What are we talking about?  Here’s the news from opponents of immigration, and what they’ve been saying just in the last few days:

  • Rep. Steve King, recently in the headlines for arguing that most DREAMers are actually drug smugglers with “calves the size of cantaloupes,” once again refused to apologize for his comments.  Speaking to a local Iowa TV station this week, he actually said that “if I insulted anybody, it could only have been drug smugglers.”
  • Steven Krieser, the third-highest ranking member in Wisconsin’s Department of Transportation and a Scott Walker appointee, was fired yesterday after he said that when he looks at immigrants, he “see[s] Satan.”
  • Cathie Adams, the former chairman of the Texas GOP, picked up this apocalyptic theme when she said that a provision in the Senate immigration bill will lead to the End Times.  As she said: “That is going to be the brand either on our foreheads or on the back of our hands. That is demonic through and through. That is End Times prophecy. There is no question about that.”
  • Reps. Ted Yoho (R-FL) and Buck McKeon (R-CA) both tried to argue that immigrants coming over the borders are actually terrorists in disguise.  As Yoho claimed: “I talked to a guy that works with Hezbollah, they call him the 007 of Hezbollah, they call him and find out he’s brought over 1,500 people here illegally that don’t like us, they want to blow us up.”
  • Rep. Michele Bachmann (R-MN) has been spreading the idea that if immigration reform passes, taxes will skyrocket, the economy will collapse, and America’s future will be destroyed.  As she warned: “If you think taxes are high now, get ready! This impacts you.  This means you don’t have a job. This means you don’t have benefit packages. This means you don’t have a future and a hope.”

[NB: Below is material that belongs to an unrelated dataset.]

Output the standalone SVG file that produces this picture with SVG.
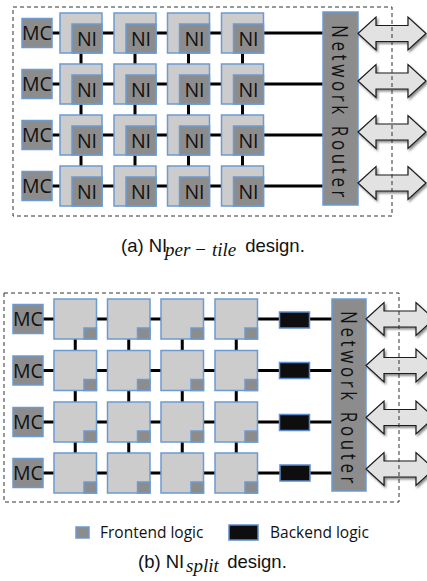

It’s impressive, the breadth of crazy, nasty and just plain wrong things that opponents of immigration reform will say and claim.  It’s noteworthy that these comments are not from random man-on-the-street Tea Partiers, but rank-and-file current and former Republican officials.  And that’s why Republicans are in big trouble without immigration reform.  The longer they draw the legislative process out, the more comments like the above examples will bubble up–a “daily reminder that Republicans hate” Latinos, as Markos Moulitsas put it this week.  Even if Republicans kill immigration reform this year, the issue will come up again and again, giving Steve King and his cohorts ever more chances to alienate a key voting block–until the GOP gives in and passes it.

Or Republicans could make it easy on themselves, and just give us a vote on immigration reform and citizenship as soon as they get back from August recess.